The Nonacho Lake area of the South Rae craton, Northwest Territories, consists of ca. 1.91-1.82 Ga conglomerate, sandstone and mudstone of the Nonacho Group unconformably overlying Archean to Paleoproterozoic granitic and gneissic basement rocks. The Nonacho Group is interpreted as a mostly fluvial sequence deposited in a sinistral strike-slip basin.

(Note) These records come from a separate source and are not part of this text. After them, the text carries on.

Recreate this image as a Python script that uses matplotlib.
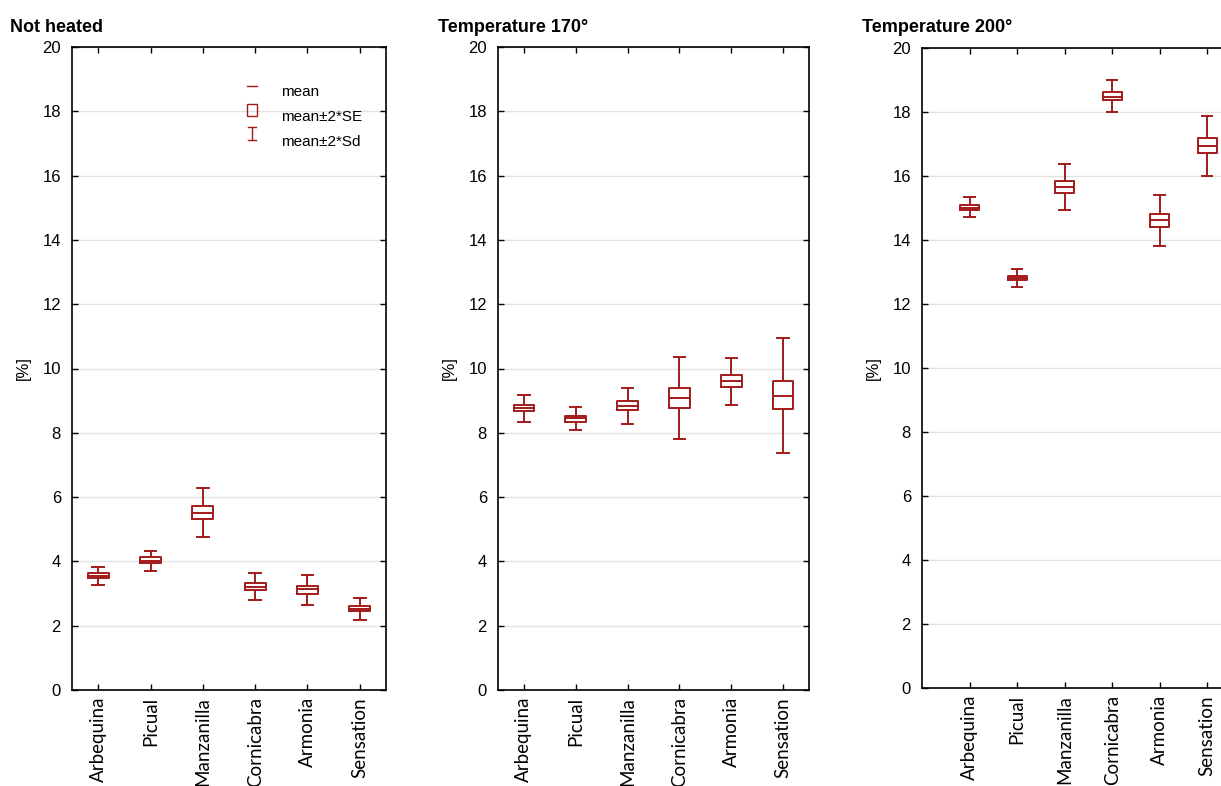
import matplotlib
matplotlib.use("Agg")
import matplotlib.pyplot as plt
from matplotlib.lines import Line2D
from matplotlib.patches import Rectangle

categories = ["Arbequina", "Picual", "Manzanilla", "Cornicabra", "Armonia", "Sensation"]
titles = ["Not heated", "Temperature 170°", "Temperature 200°"]

# mean, mean-2SE, mean+2SE, mean-2SD, mean+2SD
mean_nh = [3.55, 4.02, 5.52, 3.21, 3.13, 2.53]
se_lo_nh = [3.47, 3.94, 5.33, 3.11, 3.00, 2.46]
se_hi_nh = [3.63, 4.13, 5.72, 3.32, 3.23, 2.61]
sd_lo_nh = [3.27, 3.70, 4.77, 2.80, 2.64, 2.19]
sd_hi_nh = [3.84, 4.32, 6.29, 3.63, 3.58, 2.87]

mean_170 = [8.77, 8.45, 8.82, 9.09, 9.60, 9.16]
se_lo_170 = [8.67, 8.35, 8.70, 8.77, 9.42, 8.73]
se_hi_170 = [8.86, 8.53, 8.98, 9.40, 9.79, 9.61]
sd_lo_170 = [8.34, 8.08, 8.26, 7.81, 8.87, 7.38]
sd_hi_170 = [9.17, 8.81, 9.39, 10.36, 10.33, 10.95]

mean_200 = [15.01, 12.81, 15.67, 18.48, 14.61, 16.95]
se_lo_200 = [14.94, 12.74, 15.48, 18.36, 14.40, 16.73]
se_hi_200 = [15.10, 12.87, 15.84, 18.62, 14.80, 17.18]
sd_lo_200 = [14.72, 12.53, 14.95, 18.00, 13.81, 16.00]
sd_hi_200 = [15.33, 13.09, 16.37, 18.99, 15.40, 17.88]

yticks = [0, 2, 4, 6, 8, 10, 12, 14, 16, 18, 20]

panels = [
    (mean_nh, se_lo_nh, se_hi_nh, sd_lo_nh, sd_hi_nh),
    (mean_170, se_lo_170, se_hi_170, sd_lo_170, sd_hi_170),
    (mean_200, se_lo_200, se_hi_200, sd_lo_200, sd_hi_200),
]

RED = "#a31a1a"
NUMFONT = "Liberation Sans"
CATFONT = "Lato"

fig = plt.figure(figsize=(12.21, 7.86), dpi=100)

positions = [
    [72 / 1221, 96 / 786, 314 / 1221, 643 / 786],
    [498 / 1221, 96 / 786, 311 / 1221, 643 / 786],
    [922 / 1221, 98 / 786, 309 / 1221, 640 / 786],
]
xlims = [(0.5, 6.5), (0.5, 6.5), (0.0, 6.5)]
title_x = [10, 438, 862]

for i, (vals, pos, xl) in enumerate(zip(panels, positions, xlims)):
    ax = fig.add_axes(pos)
    m, slo, shi, dlo, dhi = vals
    stats = []
    for k in range(len(categories)):
        stats.append(dict(med=m[k], q1=slo[k], q3=shi[k], whislo=dlo[k], whishi=dhi[k], fliers=[]))
    xs = list(range(1, len(categories) + 1))
    ax.bxp(stats, positions=xs, widths=0.4, capwidths=0.22, showfliers=False,
           boxprops=dict(color=RED, linewidth=1.4),
           medianprops=dict(color=RED, linewidth=1.4),
           whiskerprops=dict(color=RED, linewidth=1.4),
           capprops=dict(color=RED, linewidth=1.4),
           manage_ticks=False)
    ax.set_xlim(*xl)
    ax.set_ylim(0, 20)
    ax.set_yticks(yticks)
    ax.set_xticks(xs)
    ax.set_xticklabels(categories, rotation=90, fontfamily=CATFONT, fontsize=13.5)
    for lab in ax.get_yticklabels():
        lab.set_fontfamily(NUMFONT)
        lab.set_fontsize(12)
    ax.yaxis.grid(True, color="#e2e2e2", linewidth=1.0)
    ax.set_axisbelow(True)
    ax.tick_params(axis="both", direction="in", length=4, width=1, top=True, right=True, colors="black")
    ax.tick_params(axis="x", pad=5)
    ax.tick_params(axis="y", pad=8)
    for sp in ax.spines.values():
        sp.set_linewidth(1.2)
    if i == 2:
        ax.spines["right"].set_visible(False)
    ax.set_ylabel("[%]", fontfamily=NUMFONT, fontsize=12, labelpad=8)
    fig.text(title_x[i] / 1221, (786 - 27) / 786, titles[i], fontfamily=NUMFONT,
             fontsize=13, fontweight="bold", va="center", ha="left")

    if i == 0:
        tr = ax.transAxes
        # legend symbols
        ax.add_line(Line2D([0.558, 0.589], [0.939, 0.939], color=RED, linewidth=1.0, transform=tr))
        ax.add_patch(Rectangle((0.558, 0.893), 0.03, 0.019, fill=False, edgecolor=RED, linewidth=1.0, transform=tr))
        ax.add_line(Line2D([0.573, 0.573], [0.855, 0.876], color=RED, linewidth=1.0, transform=tr))
        ax.add_line(Line2D([0.561, 0.585], [0.876, 0.876], color=RED, linewidth=1.0, transform=tr))
        ax.add_line(Line2D([0.561, 0.585], [0.855, 0.855], color=RED, linewidth=1.0, transform=tr))
        for ty, txt in zip([0.930, 0.891, 0.853], ["mean", "mean±2*SE", "mean±2*Sd"]):
            ax.text(0.665, ty, txt, transform=tr, fontfamily=NUMFONT, fontsize=11, va="center", ha="left")

fig.savefig("out.png", dpi=100)
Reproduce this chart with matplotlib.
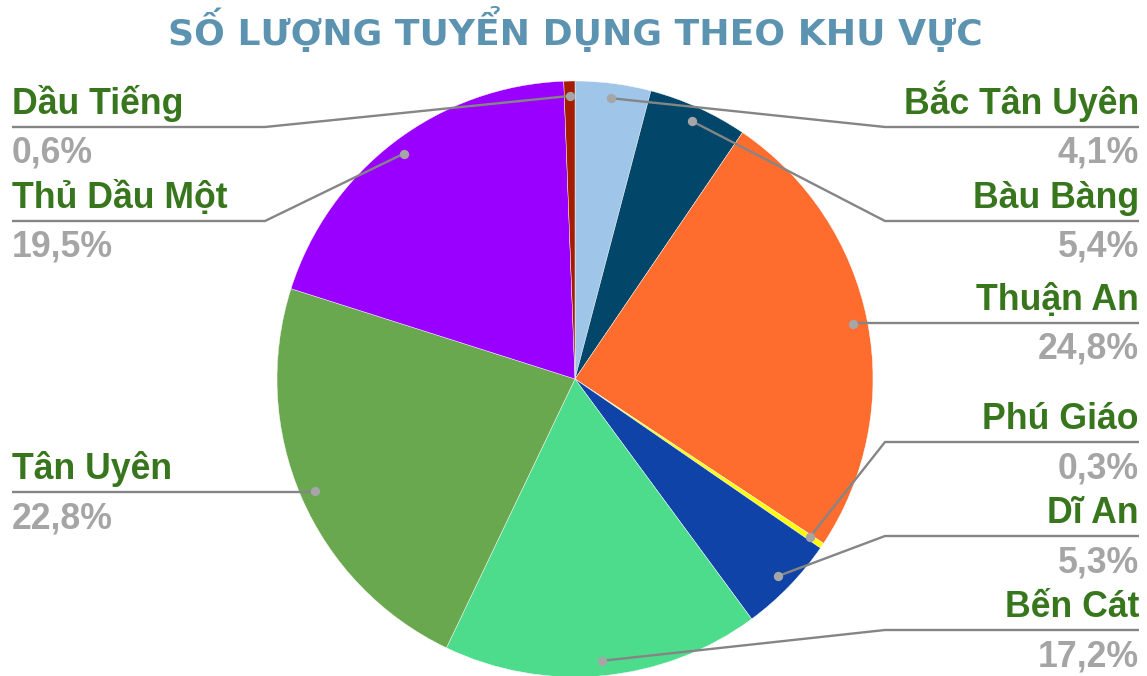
import matplotlib
matplotlib.use("Agg")
import matplotlib.pyplot as plt
import numpy as np

# ---- data ----
title = "SỐ LƯỢNG TUYỂN DỤNG THEO KHU VỰC"
regions = ["Bắc Tân Uyên", "Bàu Bàng", "Thuận An", "Phú Giáo", "Dĩ An",
           "Bến Cát", "Tân Uyên", "Thủ Dầu Một", "Dầu Tiếng"]
shares = [4.1, 5.4, 24.8, 0.3, 5.3, 17.2, 22.8, 19.5, 0.6]
pct_labels = ["4,1%", "5,4%", "24,8%", "0,3%", "5,3%", "17,2%", "22,8%", "19,5%", "0,6%"]
colors = ["#9FC5E8", "#02466A", "#FF6D2E", "#FFFF00", "#1043A8",
          "#4DDC8C", "#6AA84F", "#9900FF", "#A61C00"]

# ---- layout (pixel units, y measured from top) ----
W, H = 1147, 676
side = ["R", "R", "R", "R", "R", "R", "L", "L", "L"]
line_y = [127, 221, 323, 442, 536, 630, 492, 221, 127]

fig = plt.figure(figsize=(W / 100, H / 100), dpi=100)
ax = fig.add_axes([0, 0, 1, 1])

cx, cy, R = 575, H - 379, 298
wedges, _ = ax.pie(shares, colors=colors, startangle=90, counterclock=False,
                   center=(cx, cy), radius=R,
                   wedgeprops=dict(linewidth=0.3, edgecolor="white"))
ax.set_xlim(0, W)
ax.set_ylim(0, H)
ax.set_aspect("equal")
ax.axis("off")

name_col = "#38761D"
pct_col = "#A5A5A5"
line_col = "#858585"
lab_font = ["Liberation Sans", "DejaVu Sans"]
fs = 25.7

for w, name, pct, sd, ly in zip(wedges, regions, pct_labels, side, line_y):
    mid = np.deg2rad((w.theta1 + w.theta2) / 2)
    dx = cx + 0.95 * R * np.cos(mid)
    dy = cy + 0.95 * R * np.sin(mid)
    yl = H - ly
    if sd == "R":
        xs_end, xs_bend = 1139, 885
        xt, ha = 1139, "right"
    else:
        xs_end, xs_bend = 12, 265
        xt, ha = 12, "left"
    if abs(yl - dy) < 3:
        ax.plot([dx, xs_end], [yl, yl], color=line_col, lw=1.7, zorder=3,
                solid_capstyle="butt")
    else:
        ax.plot([dx, xs_bend, xs_end], [dy, yl, yl], color=line_col, lw=1.7,
                zorder=3, solid_capstyle="butt")
    ax.scatter([dx], [dy], s=45, color="#A6A6A6", zorder=4, linewidths=0)
    ax.text(xt, yl + 13, name, ha=ha, va="baseline", fontsize=fs,
            fontweight="bold", color=name_col, family=lab_font)
    ax.text(xt, yl - 36, pct, ha=ha, va="baseline", fontsize=fs,
            fontweight="bold", color=pct_col, family=lab_font)

fig.text(575 / W, 1 - 44.5 / H, title, ha="center", va="baseline",
         fontsize=26, fontweight="bold", color="#5B93B1",
         family=["DejaVu Sans"])

fig.savefig("out.png", dpi=100)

There is a substantial metamorphic break between the 2.05-1.92 Ga greenschist-facies metamorphism in the Porter domain 45 km east of Nonacho Lake and the 2.08-1.95 granulite-facies metamorphism in the southwestern Taltson Magmatic Zone west of Nonacho Lake. This metamorphic discontinuity suggests the presence of a significant structure between the Taltson basement complex (Tbc) and the Porter domain. Moreover, the ca. 2.4 Ga (Hbl) and 2.3 Ga (Bt) 40Ar/39Ar cooling ages recorded in the Porter domain contrast with the younger (ca. 1.85 Ga) cooling ages recorded in the Tbc, and necessitate the presence of a major structure that accommodated the ca. 1.85 Ga exhumation of the 2.08-1.95 Ga high-grade metamorphic rocks of the Tbc.
The goal of this project is to investigate the deformation history of the western flank of the South Rae craton, in the Nonacho Lake area, by constraining the geometry, kinematics and timing of major domain-bounding structures, documenting the exhumation history of the crustal blocks, and examining potential temporal and spatial links between these major structures and structures that host polymetallic (Cu-Au-Ag) and U+/-REE mineralization. Detailed mapping during the 2019 field season involved ground truthing of structures delineated from aeromagnetic data. This revealed three major SW-striking ductile shear zones, informally termed the Udder Island shear zone, Magrum Lake shear zone, and Gray Lake shear zone. Located along the western flank of the Nonacho group, the Udder Island shear zone is 1-2 km wide with a strike length of at least 70 km and likely extends as far as the Athabasca basin in Saskatchewan. The shear strain is most notable within siltstone of the Chief Nataway formation and some basement units. The zone dips steeply to the NW and displays a strong sub-horizontal stretching lineation and ubiquitous sinistral shear sense indicators. The 2-3 km wide Magrum Lake shear zone bounds the eastern margin of the Nonacho Group and has been traced for at least 30 km. Sandstone and basement units have a steeply NW-dipping shear fabric and stretching lineations plunging shallowly to the SSW, that indicate oblique normal and sinistral movement. The Gray Lake shear zone consists of K-feldspar porphyritic granite and tonalite-amphibolite gneiss with a steeply NW-dipping shear fabric, and appears to separate the higher-grade Archean rocks of the Porter domain from the lower-grade rocks to the west.
Future work will include: 1) 40Ar/39Ar thermochronology to constrain timing of basement uplifts and delineate crustal-scale boundaries; 2) U-Pb geochronology of syn-to-post tectonic granitic dykes to constrain timing of deformation and shear zone development.